Archived from groups: comp.sys.ibm.pc.hardware.storage (More info?)

Absolutely clueless. Everything you said is wrong.

He could boot to recovery console and use fixboot, but there are probably other
problems. Start over.

"Nicholas D Richards" <nicholas@salmiron.demon.co.uk> wrote in message
news:o MSICXAxBJCCFAj$@salmiron.co.uk...
>
> A number of points. I am not sure that your method will get you to
> where you want to be.
>
> You do need an active partition, whether you can get that depends upon
> how the old slave drive was partitioned. If you had used Maxblast to
> clone your old master onto your old slave, it should have created an
> active primary partition on your slave drive. However you would have
> lost your data on your old slave drive, so I am pretty certain that is
> not the way you used Maxblast.
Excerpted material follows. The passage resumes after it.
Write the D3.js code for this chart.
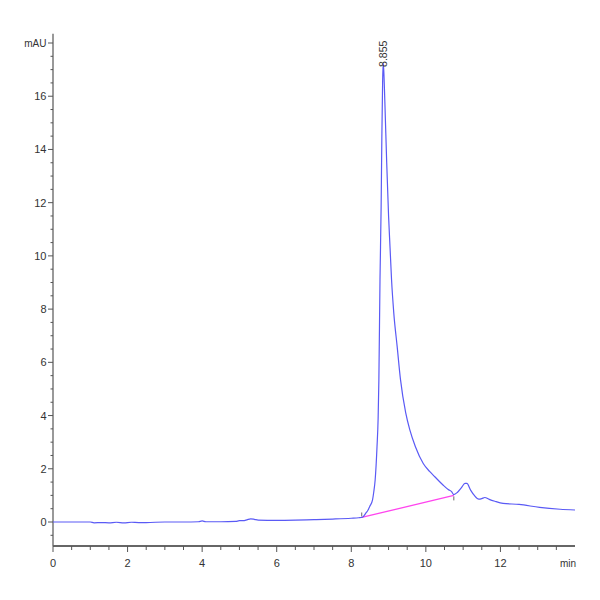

A DOS routine, on a bootable floppy,
> called FDISK will allow you to make active a primary partition. If your
> drive was partitioned as an extended DOS partition only then you cannot
> make the partition active.
>
> Copying all the system files is not sufficient, the address of NTLDR has
> to be found in the Master Boot Record. If you use Maxblast to clone the
> old drive you will achieve this, however you will loose your data on the
> slave. In DOS based operating systems (Windows 9x) a DOS routine called
> SYS does this, however I am not aware of an equivalent for NT based
> systems.
>
> As I see it there are two ways for you to go. Before you can go
> anywhere you need to back up your data files. You can back them up onto
> your old master drive (if you have the space) or onto some other media,
> you will need to re-partition your old slave drive, which is a
> destructive process (for data).
>
> I am assuming that your old slave drive is being correctly identified by
> your BIOS in its new master position.
>
> 1) If you have the original software disks (or manufacturers
> restore disks) for your operating system the preferred method would be
> to re-instal your operating system and software. Windows XP install
> allows you to partition and create a new file system and manufacturers
> restore disks do the same.
>
> 2) If your slave drive is larger than or the same size as your
> original master drive then you can use Maxblast to clone your the master
> to the slave. This will also re-partition your drive and make it
> bootable. By the way you can download the latest version of Maxblast
> from the Maxtor web site. It is free and you can use it providing one
> of the drives is a Maxtor drive.
>
Anonymous
a b G Storage
February 9, 2005 6:16:17 PM

Archived from groups: comp.sys.ibm.pc.hardware.storage (More info?)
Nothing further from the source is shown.